Last month I said on this blog that a lot of British people seldom wear shoes in their homes, but have no rule about it. I wonder if part of the reluctance to adopt a hard and fast rule is because we are a Protestant rather than a Catholic culture.
Without wishing to simplify things, the Catholic Church tends to be a little more keen on rules than most Protestant churches. The Catholic Church has definite requirements for it's members. They are required to attend mass every Sunday, to attend confession at least once a year and to keep the necessary fasts and feast days. Of course not all Catholics keep these obligations, but the individual Catholic knows whether or not he or she is doing these things.
In contrast in the evangelical denomination I attend, there is no definite list of what is required of members. I find it rather difficult to know exactly what I am expected to do. I find this tends to collude with my natural laziness and fails to give me much discipline and has therefore contributed to my general lack of devotion. I find I am rather drawn to Catholicism with it's rather more formal disciplines.
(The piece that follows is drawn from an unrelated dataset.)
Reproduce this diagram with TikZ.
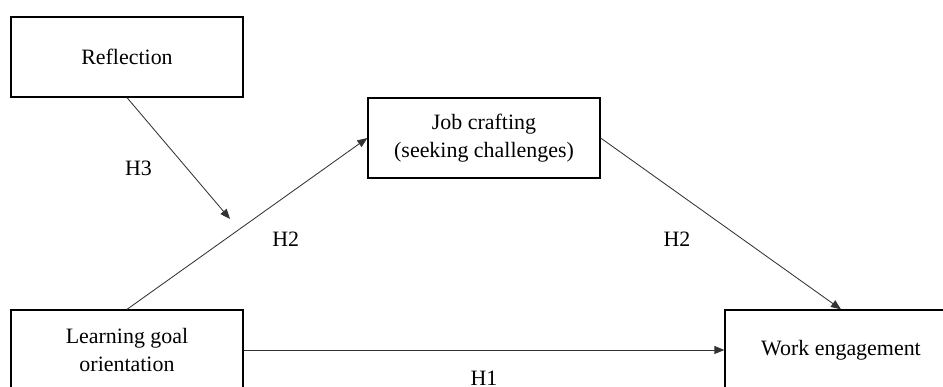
\documentclass[tikz,border=0pt]{standalone}
\usepackage{fontspec}
\setmainfont{Liberation Serif}
\usepackage{tikz}
\usetikzlibrary{arrows.meta,positioning}

\tikzset{
  block/.style={draw=black, line width=0.9pt, minimum width=5.8cm, minimum height=2cm, align=center},
  hyp/.style={inner sep=0pt}
}

\begin{document}
\begin{tikzpicture}[->, >={Triangle[length=0.25cm,width=0.2cm]}, draw=black!80, line width=0.6pt, on grid, auto,
  font=\fontsize{15.6}{19.5}\selectfont]
   \useasboundingbox (-3.175,-0.925) rectangle (20.4,8.75);
   \node[block] (L) {Learning goal\\orientation};
   \node[block] (R) [above=7.325cm of L] {Reflection};
   \node[block] (J) [above right=5.3cm and 8.925cm of L] {Job crafting\\(seeking challenges)};
   \node[block] (W) [right=17.85cm of L] {Work engagement};
   \path (L) ++(2.575,3.275) coordinate (M);
    \path
    (R.south) edge node[hyp, pos=0.58, left=0.86cm] {H3} (M)
    (L.north) edge node[hyp, pos=0.41, right=1.16cm] {H2} (J.west)
    (J.east) edge node[hyp, pos=0.59, left=1.29cm] {H2} (W.north)
    (L.east) edge node[hyp, midway, below=0.52cm] {H1} (W.west);
\end{tikzpicture}
\end{document}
I think there is something to be said for rules. They instill a discipline as we keep them.
A family without a shoes-off rule may generally take their shoes off and this helps to keep the house clean. They let guests and visitors come in with their shoes on and this might in itself not make much difference to how clean the floors are. However, their willingness not to require shoes-off of visitors will likely lead the family to be less strict about their own shoe-removal. They will find themselves sometimes keeping their shoes on and being less bothered if their children fail to remove their shoes.
The presence of a rule creates a boundary that ensures consistency.